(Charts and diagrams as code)
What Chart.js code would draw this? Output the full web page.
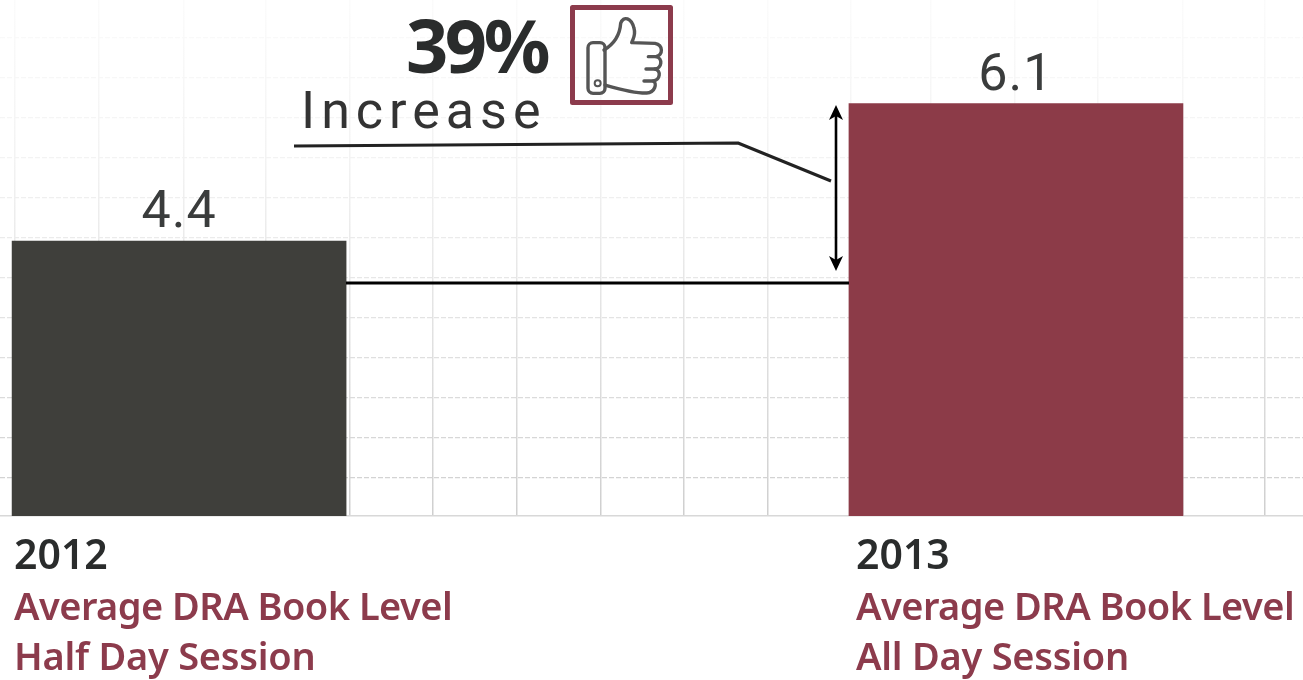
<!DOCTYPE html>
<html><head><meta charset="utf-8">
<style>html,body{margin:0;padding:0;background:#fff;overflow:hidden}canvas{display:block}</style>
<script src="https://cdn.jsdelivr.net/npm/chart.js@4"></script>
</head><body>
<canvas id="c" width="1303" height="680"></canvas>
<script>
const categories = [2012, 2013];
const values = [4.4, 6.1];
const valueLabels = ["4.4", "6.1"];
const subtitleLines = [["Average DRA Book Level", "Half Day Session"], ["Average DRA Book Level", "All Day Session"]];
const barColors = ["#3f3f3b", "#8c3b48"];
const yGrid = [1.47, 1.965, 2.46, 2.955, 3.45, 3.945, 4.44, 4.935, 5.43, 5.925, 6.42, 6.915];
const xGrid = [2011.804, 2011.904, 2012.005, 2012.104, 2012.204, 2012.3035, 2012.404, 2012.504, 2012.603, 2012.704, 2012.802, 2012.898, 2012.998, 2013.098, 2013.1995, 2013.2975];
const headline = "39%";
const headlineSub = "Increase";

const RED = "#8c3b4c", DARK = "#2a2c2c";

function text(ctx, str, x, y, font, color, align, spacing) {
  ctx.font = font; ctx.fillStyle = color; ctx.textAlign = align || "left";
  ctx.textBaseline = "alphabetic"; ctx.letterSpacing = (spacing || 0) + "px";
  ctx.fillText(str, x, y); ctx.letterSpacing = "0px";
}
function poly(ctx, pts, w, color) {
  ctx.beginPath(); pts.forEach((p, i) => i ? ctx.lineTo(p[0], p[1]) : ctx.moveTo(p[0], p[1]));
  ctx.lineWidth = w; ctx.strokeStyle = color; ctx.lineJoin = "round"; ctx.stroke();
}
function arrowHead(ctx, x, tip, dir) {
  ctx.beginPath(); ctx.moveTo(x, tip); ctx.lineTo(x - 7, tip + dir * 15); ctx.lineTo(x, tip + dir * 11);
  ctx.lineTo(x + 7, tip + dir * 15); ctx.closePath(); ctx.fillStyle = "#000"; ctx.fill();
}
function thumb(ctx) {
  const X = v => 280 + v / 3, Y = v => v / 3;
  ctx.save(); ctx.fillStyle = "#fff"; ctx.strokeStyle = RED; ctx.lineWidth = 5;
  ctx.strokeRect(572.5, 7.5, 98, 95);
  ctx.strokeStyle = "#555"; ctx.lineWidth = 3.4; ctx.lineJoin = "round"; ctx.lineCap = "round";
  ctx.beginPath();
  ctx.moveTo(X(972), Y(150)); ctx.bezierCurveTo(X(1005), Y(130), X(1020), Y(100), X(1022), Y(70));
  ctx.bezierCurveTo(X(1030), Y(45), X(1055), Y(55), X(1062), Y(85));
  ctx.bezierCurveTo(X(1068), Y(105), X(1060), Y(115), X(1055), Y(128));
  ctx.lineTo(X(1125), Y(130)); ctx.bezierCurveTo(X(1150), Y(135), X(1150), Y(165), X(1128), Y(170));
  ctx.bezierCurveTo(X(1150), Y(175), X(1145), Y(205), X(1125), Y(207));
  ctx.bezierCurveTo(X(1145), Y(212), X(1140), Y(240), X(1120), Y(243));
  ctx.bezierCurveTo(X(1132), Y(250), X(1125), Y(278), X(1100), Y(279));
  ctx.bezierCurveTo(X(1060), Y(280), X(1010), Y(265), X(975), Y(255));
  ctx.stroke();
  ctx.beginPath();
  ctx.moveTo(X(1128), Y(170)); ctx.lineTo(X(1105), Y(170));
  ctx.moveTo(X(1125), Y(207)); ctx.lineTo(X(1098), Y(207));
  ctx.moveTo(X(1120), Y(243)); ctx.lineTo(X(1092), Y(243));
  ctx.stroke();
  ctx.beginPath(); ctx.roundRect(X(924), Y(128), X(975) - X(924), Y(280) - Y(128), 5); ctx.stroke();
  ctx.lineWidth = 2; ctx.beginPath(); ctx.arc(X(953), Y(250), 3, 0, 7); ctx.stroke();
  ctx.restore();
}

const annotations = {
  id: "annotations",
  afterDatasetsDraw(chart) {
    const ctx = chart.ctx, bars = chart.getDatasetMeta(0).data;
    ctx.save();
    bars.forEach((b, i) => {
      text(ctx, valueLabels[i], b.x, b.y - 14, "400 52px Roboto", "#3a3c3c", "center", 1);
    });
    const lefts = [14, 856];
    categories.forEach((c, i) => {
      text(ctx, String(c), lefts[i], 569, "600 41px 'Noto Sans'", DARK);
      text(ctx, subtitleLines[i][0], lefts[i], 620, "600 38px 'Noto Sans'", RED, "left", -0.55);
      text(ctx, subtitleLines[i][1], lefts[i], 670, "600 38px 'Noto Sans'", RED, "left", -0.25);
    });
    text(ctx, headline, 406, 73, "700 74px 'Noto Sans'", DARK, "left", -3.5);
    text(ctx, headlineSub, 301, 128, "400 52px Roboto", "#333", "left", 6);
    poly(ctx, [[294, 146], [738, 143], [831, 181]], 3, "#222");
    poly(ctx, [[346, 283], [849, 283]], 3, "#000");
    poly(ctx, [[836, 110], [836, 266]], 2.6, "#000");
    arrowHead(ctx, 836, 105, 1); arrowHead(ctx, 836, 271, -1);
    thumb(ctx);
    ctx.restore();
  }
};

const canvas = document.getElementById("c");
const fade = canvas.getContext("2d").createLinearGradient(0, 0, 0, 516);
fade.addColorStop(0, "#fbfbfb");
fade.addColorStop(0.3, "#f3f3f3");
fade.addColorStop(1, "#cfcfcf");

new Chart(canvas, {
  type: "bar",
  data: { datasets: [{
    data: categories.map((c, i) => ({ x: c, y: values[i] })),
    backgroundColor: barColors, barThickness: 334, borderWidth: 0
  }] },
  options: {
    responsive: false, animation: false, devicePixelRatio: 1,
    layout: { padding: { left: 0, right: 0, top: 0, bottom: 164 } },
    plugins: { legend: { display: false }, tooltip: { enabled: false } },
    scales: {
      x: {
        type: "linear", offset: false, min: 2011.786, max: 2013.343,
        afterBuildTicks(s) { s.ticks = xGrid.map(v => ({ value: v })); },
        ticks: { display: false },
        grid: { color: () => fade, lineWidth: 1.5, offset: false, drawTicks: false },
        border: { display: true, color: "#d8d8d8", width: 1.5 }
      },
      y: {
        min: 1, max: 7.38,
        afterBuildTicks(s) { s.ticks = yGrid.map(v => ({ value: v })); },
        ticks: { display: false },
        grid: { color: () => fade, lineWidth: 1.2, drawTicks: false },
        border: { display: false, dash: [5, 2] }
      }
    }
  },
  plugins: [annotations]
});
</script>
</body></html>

--

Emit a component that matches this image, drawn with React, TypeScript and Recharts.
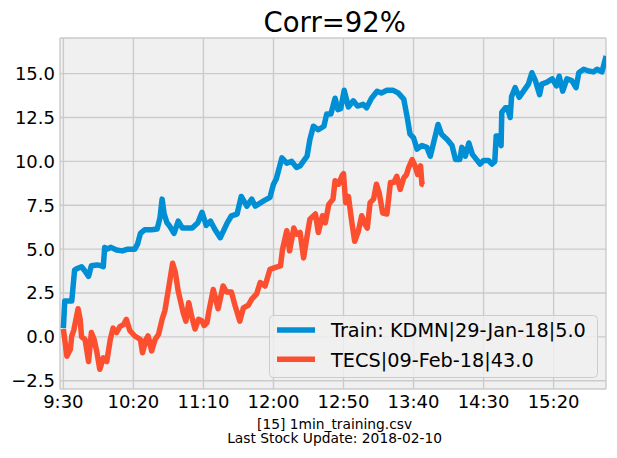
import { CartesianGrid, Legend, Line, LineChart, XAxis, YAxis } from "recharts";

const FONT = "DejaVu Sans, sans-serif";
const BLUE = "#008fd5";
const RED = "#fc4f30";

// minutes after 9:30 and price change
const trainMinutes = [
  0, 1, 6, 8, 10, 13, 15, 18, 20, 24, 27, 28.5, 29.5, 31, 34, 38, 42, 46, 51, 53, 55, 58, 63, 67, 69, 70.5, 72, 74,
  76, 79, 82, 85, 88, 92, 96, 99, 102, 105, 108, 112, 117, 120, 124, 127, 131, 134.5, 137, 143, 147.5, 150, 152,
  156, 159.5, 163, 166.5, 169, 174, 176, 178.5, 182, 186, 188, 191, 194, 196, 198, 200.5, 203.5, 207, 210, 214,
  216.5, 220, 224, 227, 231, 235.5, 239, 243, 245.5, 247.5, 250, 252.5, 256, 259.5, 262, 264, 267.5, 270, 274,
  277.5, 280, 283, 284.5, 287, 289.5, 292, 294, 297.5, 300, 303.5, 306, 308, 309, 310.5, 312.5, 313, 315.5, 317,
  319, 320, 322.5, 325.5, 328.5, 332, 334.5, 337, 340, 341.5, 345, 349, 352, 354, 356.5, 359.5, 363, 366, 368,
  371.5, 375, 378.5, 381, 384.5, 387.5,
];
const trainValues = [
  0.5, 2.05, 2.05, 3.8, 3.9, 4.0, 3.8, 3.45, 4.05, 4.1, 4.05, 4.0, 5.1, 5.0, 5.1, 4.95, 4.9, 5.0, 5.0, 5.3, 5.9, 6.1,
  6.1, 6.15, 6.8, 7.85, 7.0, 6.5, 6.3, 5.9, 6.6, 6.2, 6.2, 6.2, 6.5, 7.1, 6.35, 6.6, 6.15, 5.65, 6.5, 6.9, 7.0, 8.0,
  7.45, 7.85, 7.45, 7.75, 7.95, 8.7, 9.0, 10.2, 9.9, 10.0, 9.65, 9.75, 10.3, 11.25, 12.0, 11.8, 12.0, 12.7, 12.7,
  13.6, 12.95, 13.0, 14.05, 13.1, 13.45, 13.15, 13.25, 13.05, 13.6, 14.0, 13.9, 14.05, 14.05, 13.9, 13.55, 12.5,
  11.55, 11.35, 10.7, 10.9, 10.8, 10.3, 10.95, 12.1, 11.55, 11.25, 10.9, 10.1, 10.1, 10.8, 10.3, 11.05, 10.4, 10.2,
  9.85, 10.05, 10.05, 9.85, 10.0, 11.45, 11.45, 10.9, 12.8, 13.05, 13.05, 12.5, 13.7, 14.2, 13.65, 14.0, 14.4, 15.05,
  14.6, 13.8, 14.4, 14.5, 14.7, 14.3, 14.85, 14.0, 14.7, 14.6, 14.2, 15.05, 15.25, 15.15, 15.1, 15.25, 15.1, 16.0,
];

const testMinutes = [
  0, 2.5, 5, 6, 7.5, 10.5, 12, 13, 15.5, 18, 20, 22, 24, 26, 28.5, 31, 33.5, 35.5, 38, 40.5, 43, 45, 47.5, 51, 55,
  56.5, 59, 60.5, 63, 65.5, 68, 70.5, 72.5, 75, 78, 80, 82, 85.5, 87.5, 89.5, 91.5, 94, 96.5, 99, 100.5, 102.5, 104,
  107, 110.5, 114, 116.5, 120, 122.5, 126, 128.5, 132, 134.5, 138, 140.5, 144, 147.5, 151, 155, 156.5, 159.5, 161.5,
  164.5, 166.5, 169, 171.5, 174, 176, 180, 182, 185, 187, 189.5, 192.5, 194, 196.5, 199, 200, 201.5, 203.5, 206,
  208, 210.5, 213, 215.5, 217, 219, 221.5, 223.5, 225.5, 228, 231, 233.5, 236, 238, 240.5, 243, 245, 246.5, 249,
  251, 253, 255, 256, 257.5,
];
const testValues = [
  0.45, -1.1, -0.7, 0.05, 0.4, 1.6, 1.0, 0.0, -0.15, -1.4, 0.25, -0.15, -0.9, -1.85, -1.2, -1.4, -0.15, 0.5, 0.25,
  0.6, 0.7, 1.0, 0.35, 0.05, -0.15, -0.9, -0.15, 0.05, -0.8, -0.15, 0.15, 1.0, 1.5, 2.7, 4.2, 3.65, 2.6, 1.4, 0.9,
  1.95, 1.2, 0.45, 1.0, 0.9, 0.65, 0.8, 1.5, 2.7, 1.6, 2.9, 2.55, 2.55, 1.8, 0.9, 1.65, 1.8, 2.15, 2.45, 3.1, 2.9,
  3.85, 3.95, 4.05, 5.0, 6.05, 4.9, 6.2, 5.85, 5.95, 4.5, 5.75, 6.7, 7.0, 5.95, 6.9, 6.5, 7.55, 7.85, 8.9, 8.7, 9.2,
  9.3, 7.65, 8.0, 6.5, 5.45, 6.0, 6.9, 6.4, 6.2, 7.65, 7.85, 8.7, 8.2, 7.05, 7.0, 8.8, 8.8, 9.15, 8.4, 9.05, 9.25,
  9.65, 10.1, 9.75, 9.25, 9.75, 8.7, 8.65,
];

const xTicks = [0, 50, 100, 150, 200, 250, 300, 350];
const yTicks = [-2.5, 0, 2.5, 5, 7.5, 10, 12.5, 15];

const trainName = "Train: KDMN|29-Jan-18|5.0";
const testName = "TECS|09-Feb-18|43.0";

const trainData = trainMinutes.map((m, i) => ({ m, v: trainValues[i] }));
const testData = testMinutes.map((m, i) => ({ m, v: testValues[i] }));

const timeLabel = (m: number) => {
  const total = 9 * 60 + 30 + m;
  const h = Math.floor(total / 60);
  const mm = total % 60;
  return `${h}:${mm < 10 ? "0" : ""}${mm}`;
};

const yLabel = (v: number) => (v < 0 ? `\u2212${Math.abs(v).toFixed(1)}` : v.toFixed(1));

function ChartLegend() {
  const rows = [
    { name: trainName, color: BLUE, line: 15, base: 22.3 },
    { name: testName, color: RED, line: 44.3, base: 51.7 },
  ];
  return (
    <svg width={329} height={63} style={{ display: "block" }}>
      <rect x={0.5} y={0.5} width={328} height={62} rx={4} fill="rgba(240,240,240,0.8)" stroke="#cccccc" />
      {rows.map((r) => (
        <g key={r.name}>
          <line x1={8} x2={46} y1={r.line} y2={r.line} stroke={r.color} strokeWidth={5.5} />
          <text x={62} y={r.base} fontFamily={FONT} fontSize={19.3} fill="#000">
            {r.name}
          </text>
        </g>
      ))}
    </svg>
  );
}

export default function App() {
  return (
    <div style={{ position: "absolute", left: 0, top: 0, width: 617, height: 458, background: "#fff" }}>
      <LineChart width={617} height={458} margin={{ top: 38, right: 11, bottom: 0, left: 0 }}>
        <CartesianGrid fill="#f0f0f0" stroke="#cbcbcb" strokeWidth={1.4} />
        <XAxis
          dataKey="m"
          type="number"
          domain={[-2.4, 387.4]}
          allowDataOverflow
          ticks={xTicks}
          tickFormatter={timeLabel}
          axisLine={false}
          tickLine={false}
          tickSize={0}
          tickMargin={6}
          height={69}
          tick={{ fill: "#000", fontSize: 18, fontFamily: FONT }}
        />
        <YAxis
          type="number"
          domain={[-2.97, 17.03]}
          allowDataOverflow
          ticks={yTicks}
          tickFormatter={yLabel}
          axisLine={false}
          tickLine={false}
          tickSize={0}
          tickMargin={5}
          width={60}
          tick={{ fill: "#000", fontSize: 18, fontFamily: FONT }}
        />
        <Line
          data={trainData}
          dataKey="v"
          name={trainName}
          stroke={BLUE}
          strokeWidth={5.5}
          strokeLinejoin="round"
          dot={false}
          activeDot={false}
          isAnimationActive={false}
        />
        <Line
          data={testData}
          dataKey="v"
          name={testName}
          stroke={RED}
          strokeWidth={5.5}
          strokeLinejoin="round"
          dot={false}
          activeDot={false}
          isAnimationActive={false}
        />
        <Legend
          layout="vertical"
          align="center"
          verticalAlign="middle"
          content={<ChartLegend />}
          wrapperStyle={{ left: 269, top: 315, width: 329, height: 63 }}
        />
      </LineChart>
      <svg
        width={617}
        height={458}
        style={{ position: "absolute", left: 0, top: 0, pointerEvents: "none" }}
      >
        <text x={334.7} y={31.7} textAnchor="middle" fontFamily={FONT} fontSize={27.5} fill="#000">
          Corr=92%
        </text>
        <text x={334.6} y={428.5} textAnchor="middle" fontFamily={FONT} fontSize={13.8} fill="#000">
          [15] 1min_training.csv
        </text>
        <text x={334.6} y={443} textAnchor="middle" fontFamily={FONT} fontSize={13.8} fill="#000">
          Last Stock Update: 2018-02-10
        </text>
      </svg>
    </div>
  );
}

...

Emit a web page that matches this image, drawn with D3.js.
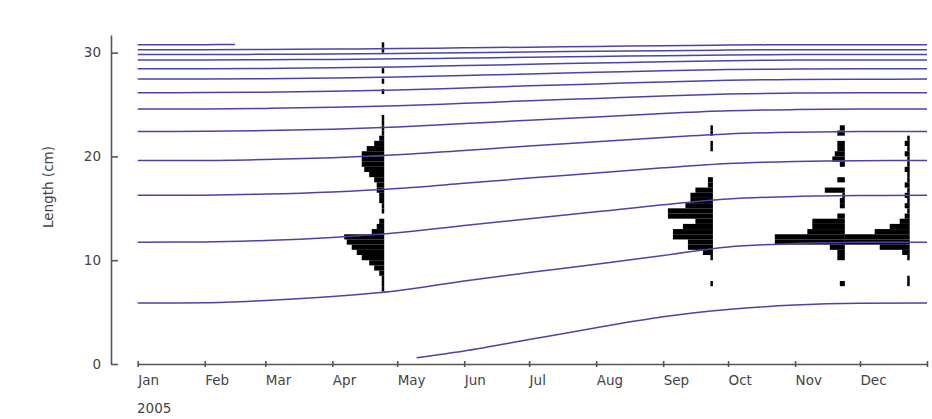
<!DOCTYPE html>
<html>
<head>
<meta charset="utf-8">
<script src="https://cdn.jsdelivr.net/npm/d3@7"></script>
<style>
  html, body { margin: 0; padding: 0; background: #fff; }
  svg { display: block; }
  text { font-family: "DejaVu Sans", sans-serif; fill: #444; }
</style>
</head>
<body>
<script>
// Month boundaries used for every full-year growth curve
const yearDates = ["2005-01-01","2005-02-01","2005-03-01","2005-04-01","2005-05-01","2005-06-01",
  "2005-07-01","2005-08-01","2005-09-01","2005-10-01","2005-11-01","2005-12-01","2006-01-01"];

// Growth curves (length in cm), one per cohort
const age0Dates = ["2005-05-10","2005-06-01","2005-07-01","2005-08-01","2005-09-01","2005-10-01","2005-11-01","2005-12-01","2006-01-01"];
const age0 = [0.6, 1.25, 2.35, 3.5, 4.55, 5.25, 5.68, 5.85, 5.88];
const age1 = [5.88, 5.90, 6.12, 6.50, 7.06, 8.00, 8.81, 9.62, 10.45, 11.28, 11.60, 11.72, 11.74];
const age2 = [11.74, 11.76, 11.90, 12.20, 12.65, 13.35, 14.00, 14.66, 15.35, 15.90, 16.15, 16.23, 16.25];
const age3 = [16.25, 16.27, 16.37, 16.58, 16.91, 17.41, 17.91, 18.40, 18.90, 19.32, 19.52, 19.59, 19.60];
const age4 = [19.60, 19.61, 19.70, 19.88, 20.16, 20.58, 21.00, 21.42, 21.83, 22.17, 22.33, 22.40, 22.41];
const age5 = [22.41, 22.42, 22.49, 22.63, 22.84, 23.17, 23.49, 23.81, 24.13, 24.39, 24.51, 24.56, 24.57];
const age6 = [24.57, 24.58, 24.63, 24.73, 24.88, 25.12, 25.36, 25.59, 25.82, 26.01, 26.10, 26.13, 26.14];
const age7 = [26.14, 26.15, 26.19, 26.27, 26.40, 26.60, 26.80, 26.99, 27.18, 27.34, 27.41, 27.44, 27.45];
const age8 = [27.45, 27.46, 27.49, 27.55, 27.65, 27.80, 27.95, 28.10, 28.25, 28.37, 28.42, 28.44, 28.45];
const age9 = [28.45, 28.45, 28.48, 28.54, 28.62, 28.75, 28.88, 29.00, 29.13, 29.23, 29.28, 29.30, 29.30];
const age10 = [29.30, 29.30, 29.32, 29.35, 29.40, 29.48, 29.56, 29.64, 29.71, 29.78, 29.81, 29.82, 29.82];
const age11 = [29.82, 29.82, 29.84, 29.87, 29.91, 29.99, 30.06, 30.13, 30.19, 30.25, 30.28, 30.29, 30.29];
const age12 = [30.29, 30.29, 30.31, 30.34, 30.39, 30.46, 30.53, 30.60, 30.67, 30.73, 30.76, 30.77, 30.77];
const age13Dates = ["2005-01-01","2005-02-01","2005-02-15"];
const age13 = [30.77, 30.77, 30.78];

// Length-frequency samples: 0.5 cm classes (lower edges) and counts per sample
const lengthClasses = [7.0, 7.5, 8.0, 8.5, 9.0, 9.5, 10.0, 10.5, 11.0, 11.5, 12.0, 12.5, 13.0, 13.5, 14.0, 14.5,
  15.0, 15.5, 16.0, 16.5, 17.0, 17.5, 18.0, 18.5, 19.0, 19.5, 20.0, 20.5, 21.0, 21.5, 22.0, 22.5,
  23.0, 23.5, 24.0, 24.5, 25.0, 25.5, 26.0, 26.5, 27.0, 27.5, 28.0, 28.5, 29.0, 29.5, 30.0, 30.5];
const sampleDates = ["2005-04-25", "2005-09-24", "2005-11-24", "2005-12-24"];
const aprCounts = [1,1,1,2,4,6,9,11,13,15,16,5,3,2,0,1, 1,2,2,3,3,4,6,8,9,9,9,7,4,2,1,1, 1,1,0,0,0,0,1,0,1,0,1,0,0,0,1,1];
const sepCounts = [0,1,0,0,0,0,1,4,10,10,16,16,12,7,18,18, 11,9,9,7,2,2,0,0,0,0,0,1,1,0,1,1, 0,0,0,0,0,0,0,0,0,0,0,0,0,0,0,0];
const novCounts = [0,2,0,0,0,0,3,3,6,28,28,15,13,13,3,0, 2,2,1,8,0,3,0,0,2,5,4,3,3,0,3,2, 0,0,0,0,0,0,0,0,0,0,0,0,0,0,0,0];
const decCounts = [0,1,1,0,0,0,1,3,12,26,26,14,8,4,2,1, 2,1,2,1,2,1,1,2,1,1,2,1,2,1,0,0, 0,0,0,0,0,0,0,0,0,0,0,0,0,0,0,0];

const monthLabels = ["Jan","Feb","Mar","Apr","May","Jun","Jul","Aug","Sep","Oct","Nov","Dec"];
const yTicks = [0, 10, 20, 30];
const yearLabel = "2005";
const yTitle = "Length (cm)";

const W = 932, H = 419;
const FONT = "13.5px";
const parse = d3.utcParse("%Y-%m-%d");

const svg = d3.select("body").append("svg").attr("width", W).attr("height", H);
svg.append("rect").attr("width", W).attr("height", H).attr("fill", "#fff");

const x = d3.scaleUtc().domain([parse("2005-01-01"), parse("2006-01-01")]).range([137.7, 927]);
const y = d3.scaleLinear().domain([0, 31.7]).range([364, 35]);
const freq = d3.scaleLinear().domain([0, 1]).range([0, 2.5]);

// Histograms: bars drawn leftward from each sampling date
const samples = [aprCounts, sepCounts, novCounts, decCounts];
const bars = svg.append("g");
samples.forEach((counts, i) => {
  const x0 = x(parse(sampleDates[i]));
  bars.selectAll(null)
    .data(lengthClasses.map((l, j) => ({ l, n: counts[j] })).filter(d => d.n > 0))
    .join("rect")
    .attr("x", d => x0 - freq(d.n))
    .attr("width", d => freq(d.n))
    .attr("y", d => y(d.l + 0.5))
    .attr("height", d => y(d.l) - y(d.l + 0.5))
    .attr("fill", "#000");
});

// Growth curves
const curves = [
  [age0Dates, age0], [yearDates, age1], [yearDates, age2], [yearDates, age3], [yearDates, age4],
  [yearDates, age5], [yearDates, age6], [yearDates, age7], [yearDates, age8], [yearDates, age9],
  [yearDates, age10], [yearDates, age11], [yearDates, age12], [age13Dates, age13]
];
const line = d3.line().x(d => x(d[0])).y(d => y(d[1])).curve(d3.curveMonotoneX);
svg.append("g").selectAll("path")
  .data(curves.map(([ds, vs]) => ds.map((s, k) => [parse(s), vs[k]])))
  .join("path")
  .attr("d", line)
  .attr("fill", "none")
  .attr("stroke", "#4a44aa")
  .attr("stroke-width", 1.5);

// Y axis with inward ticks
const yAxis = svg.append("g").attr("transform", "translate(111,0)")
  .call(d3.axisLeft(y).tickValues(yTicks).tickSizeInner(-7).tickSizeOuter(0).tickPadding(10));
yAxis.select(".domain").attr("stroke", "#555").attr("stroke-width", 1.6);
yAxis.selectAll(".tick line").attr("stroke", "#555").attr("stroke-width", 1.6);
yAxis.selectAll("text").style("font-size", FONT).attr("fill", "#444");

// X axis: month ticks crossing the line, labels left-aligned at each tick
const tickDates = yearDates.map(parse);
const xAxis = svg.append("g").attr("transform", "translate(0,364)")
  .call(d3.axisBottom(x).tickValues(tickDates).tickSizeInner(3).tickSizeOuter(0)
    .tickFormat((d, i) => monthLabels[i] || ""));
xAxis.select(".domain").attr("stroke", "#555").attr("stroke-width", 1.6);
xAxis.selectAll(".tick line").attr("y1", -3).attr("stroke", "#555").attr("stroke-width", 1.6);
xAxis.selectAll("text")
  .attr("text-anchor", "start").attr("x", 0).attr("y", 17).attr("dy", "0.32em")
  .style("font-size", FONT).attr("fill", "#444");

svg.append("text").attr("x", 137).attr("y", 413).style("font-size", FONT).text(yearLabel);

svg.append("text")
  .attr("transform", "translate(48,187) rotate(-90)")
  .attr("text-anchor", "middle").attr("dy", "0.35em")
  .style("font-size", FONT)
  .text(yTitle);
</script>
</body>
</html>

What is asked. Each line that has the word "drawn" should be copied.

Task result.
Emit a component that matches this image, drawn with React, TypeScript and Recharts.
Emit a web page that matches this image, drawn with D3.js.
// Histograms: bars drawn leftward from each sampling date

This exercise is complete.